Paling tidak ada dua hal untuk mencoba mengurangi korupsi: tindakan represif dan preventif. Pertama, represif. Yang sudah terbukti korupsi dan merugikan banyak pihak, bahkan rakyat, harusnya dihukum berat. Hukuman ini harus dilakukan karena perlu untuk membangkitkan lagi rasa keadilan dan efek jera dalam masyarakat. Perdana Menteri Republik Rakyat China Zhu Rongji (1998 – 2003) berani menyiapkan 99 peti mati untuk koruptor dan 1 untuk dirinya sendiri kalau terbukti dia korupsi. Sebuah pernyataan politik yang luar biasa untuk menakar kesungguhan dalam pemberantasan korupsi di negerinya. Zhu berani menyentuh dan membongkar ketakutan yang paling dalam penyebab terjadinya korupsi, dan berhasil. “Belajarlah sampai ke negeri China”, perlu dilakukan dalam hal ini. Keberanian yang penuh kesungguhan dan komitmen menjadi dasar penting untuk mencanangkan sikap politik anti korupsi, bukan sikap berpura-pura dan tidak jelas arah.
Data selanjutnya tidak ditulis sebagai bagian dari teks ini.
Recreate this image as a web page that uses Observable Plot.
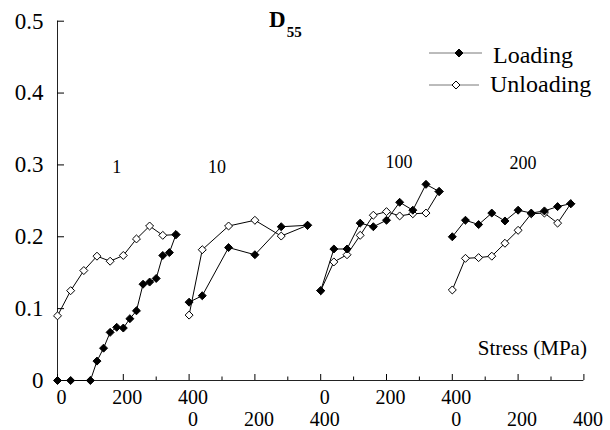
<!DOCTYPE html>
<html><head><meta charset="utf-8">
<script src="https://cdn.jsdelivr.net/npm/d3@7"></script>
<script src="https://cdn.jsdelivr.net/npm/@observablehq/plot@0.6"></script>
<style>
html,body{margin:0;padding:0;background:#fff;}
#chart{width:610px;height:430px;}
#chart svg, #chart svg text{font-family:"Liberation Serif","Times New Roman",serif !important;}
</style></head><body><div id="chart"></div>
<script>
// ---- data (stress in MPa within each cycle panel, D55 value) ----
const cycles = ["1", "10", "100", "200"];
const panelSpan = 400;

const loadStress = [
  [0, 40, 100, 120, 140, 160, 180, 200, 220, 240, 260, 280, 300, 320, 340, 360],
  [0, 40, 120, 200, 280, 360],
  [0, 40, 80, 120, 160, 200, 240, 280, 320, 360],
  [0, 40, 80, 120, 160, 200, 240, 280, 320, 360]
];
const loadD55 = [
  [0, 0, 0, 0.027, 0.045, 0.067, 0.074, 0.073, 0.086, 0.097, 0.134, 0.137, 0.142, 0.174, 0.178, 0.203],
  [0.109, 0.118, 0.185, 0.175, 0.214, 0.216],
  [0.125, 0.183, 0.183, 0.219, 0.214, 0.223, 0.248, 0.237, 0.273, 0.263],
  [0.200, 0.223, 0.217, 0.233, 0.222, 0.237, 0.233, 0.236, 0.242, 0.246]
];
const unloadStress = [
  [360, 320, 280, 240, 200, 160, 120, 80, 40, 0],
  [360, 280, 200, 120, 40, 0],
  [360, 320, 280, 240, 200, 160, 120, 80, 40, 0],
  [360, 320, 280, 240, 200, 160, 120, 80, 40, 0]
];
const unloadD55 = [
  [0.203, 0.202, 0.215, 0.197, 0.174, 0.166, 0.173, 0.153, 0.125, 0.090],
  [0.216, 0.201, 0.223, 0.215, 0.182, 0.091],
  [0.263, 0.233, 0.232, 0.229, 0.235, 0.230, 0.202, 0.175, 0.165, 0.125],
  [0.246, 0.219, 0.233, 0.232, 0.209, 0.191, 0.173, 0.171, 0.170, 0.126]
];

// cycle-number labels (stress, D55 within each panel)
const cycleLabelStress = [180, 85, 238, 215];
const cycleLabelD55 = [0.297, 0.297, 0.304, 0.303];

const yTicks = [0, 0.1, 0.2, 0.3, 0.4, 0.5];
const yTickLabels = ["0", "0.1", "0.2", "0.3", "0.4", "0.5"];
const xMajor = [0, 200, 400];
const xMinor = [100, 300];
const xTickLabels = ["0", "200", "400"];

const seriesNames = ["Loading", "Unloading"];
const title = "D";
const titleSub = "55";
const xTitle = "Stress (MPa)";

// ---- build tables ----
const rows = (S, V) => S.flatMap((ss, i) => ss.map((s, j) => ({panel: i, X: i * panelSpan + s, v: V[i][j]})));
const loading = rows(loadStress, loadD55);
const unloading = rows(unloadStress, unloadD55);

const majorAll = [], minorAll = [], xLabels = [];
cycles.forEach((c, i) => {
  xMajor.forEach((s, j) => {
    if (i === 0 || s > 0) majorAll.push(i * panelSpan + s);
    xLabels.push({X: i * panelSpan + s, row: i % 2, t: xTickLabels[j]});
  });
  xMinor.forEach(s => minorAll.push(i * panelSpan + s));
});
const cycleLabels = cycles.map((c, i) => ({X: i * panelSpan + cycleLabelStress[i], v: cycleLabelD55[i], t: c}));

const serif = "Liberation Serif, Times New Roman, serif";

const chart = Plot.plot({
  width: 610,
  height: 430,
  marginLeft: 57,
  marginRight: 26.6,
  marginTop: 20.7,
  marginBottom: 50,
  x: {domain: [0, panelSpan * cycles.length]},
  y: {domain: [0, 0.5]},
  style: "font-family: 'Liberation Serif', serif; color: black; background: white; overflow: visible;",
  marks: [
    Plot.ruleX([0], {stroke: "#222", strokeWidth: 1}),
    Plot.ruleY([0], {stroke: "#222", strokeWidth: 1}),
    Plot.axisY(yTicks, {tickSize: -7, tickPadding: 21, fontSize: 23, fontFamily: serif, label: null,
      tickFormat: d => yTickLabels[yTicks.indexOf(d)]}),
    Plot.axisX(majorAll, {tickSize: -6, tickFormat: () => "", label: null}),
    Plot.axisX(minorAll, {tickSize: -3.5, tickFormat: () => "", label: null}),
    Plot.text(xLabels.filter(d => d.row === 0), {x: "X", y: () => 0, text: "t", dy: 17, dx: 4, fontSize: 20, fontFamily: serif, fill: "black"}),
    Plot.text(xLabels.filter(d => d.row === 1), {x: "X", y: () => 0, text: "t", dy: 39, dx: 4, fontSize: 20, fontFamily: serif, fill: "black"}),
    Plot.text([xTitle], {frameAnchor: "bottom-right", textAnchor: "end", dx: 3, dy: -26, fontSize: 21, fontFamily: serif, fill: "black"}),
    Plot.text(cycleLabels, {x: "X", y: "v", text: "t", fontSize: 18, fontFamily: serif, fill: "black"}),
    Plot.line(unloading, {x: "X", y: "v", z: "panel", stroke: "black", strokeWidth: 1}),
    Plot.line(loading, {x: "X", y: "v", z: "panel", stroke: "black", strokeWidth: 1}),
    Plot.dot(unloading, {x: "X", y: "v", symbol: "diamond2", r: 3.6, fill: "white", stroke: "black", strokeWidth: 1}),
    Plot.dot(loading, {x: "X", y: "v", symbol: "diamond2", r: 3.6, fill: "black", stroke: "black", strokeWidth: 1})
  ]
});
document.getElementById("chart").appendChild(chart);

// ---- title and legend ----
const svg = d3.select(chart);
const g = svg.append("g").attr("font-family", serif).attr("fill", "black").attr("text-anchor", "start");
const t = g.append("text").attr("x", 269).attr("y", 27).attr("font-weight", "bold").attr("font-size", 23);
t.append("tspan").text(title);
t.append("tspan").attr("font-size", 15).attr("dx", 1).attr("dy", 10).text(titleSub);

const legendItems = [
  {name: seriesNames[0], fill: "black", ly: 53, x1: 429, x2: 482, mx: 459, tx: 493, ty: 63, r: 3.6},
  {name: seriesNames[1], fill: "white", ly: 85, x1: 429, x2: 479, mx: 456, tx: 490, ty: 92, r: 3.6}
];
const sym = d3.symbol(d3.symbolDiamond2);
legendItems.forEach(d => {
  g.append("line").attr("x1", d.x1).attr("x2", d.x2).attr("y1", d.ly).attr("y2", d.ly)
    .attr("stroke", "#555").attr("stroke-width", 0.8);
  g.append("path").attr("d", sym.size(Math.PI * d.r * d.r)()).attr("transform", `translate(${d.mx},${d.ly})`)
    .attr("fill", d.fill).attr("stroke", "black").attr("stroke-width", 1);
  g.append("text").attr("x", d.tx).attr("y", d.ty).attr("font-size", 24).text(d.name);
});
</script></body></html>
Preventif, mulai melakukan perombakan nilai-nilai dalam masyarakat tentang kebahagiaan hidup. Hal ini terdengar sangat normatif, namun inilah dasar dari orientasi hidup manusia. Transformasi nilai ini perlu untuk merombak nilai-nilai yang terpatri dalam pikiran seseorang, akibat dari berbagai sendi ajaran hidup, baik itu gaya hidup pejabat, guru, orang tua dalam rumah tangga, kurikulum sekolah, maupun nilai-nilai dalam agama yang seringkali diterjemahkan secara amat sangat dangkal. Misalnya, orang harus mulai belajar (lagi) tentang berbagi dengan sesama tanpa dibatasi sekat-sekat komunal dan agama. Belajar (lagi) tentang kearifan hidup dalam hubungannya dengan alam dan lingkungan. Belajar (lagi) tentang hubungan manusia dengan Tuhannya yang maha pengasih dan penyayang sehingga mampu menghormati segala kehidupan, dan belajar tentang nilai-nilai keikhlasan dalam hidup. Sikap preventif ini bisa dimulai dari skala kecil seperti dalam rumah tangga dan sekolah.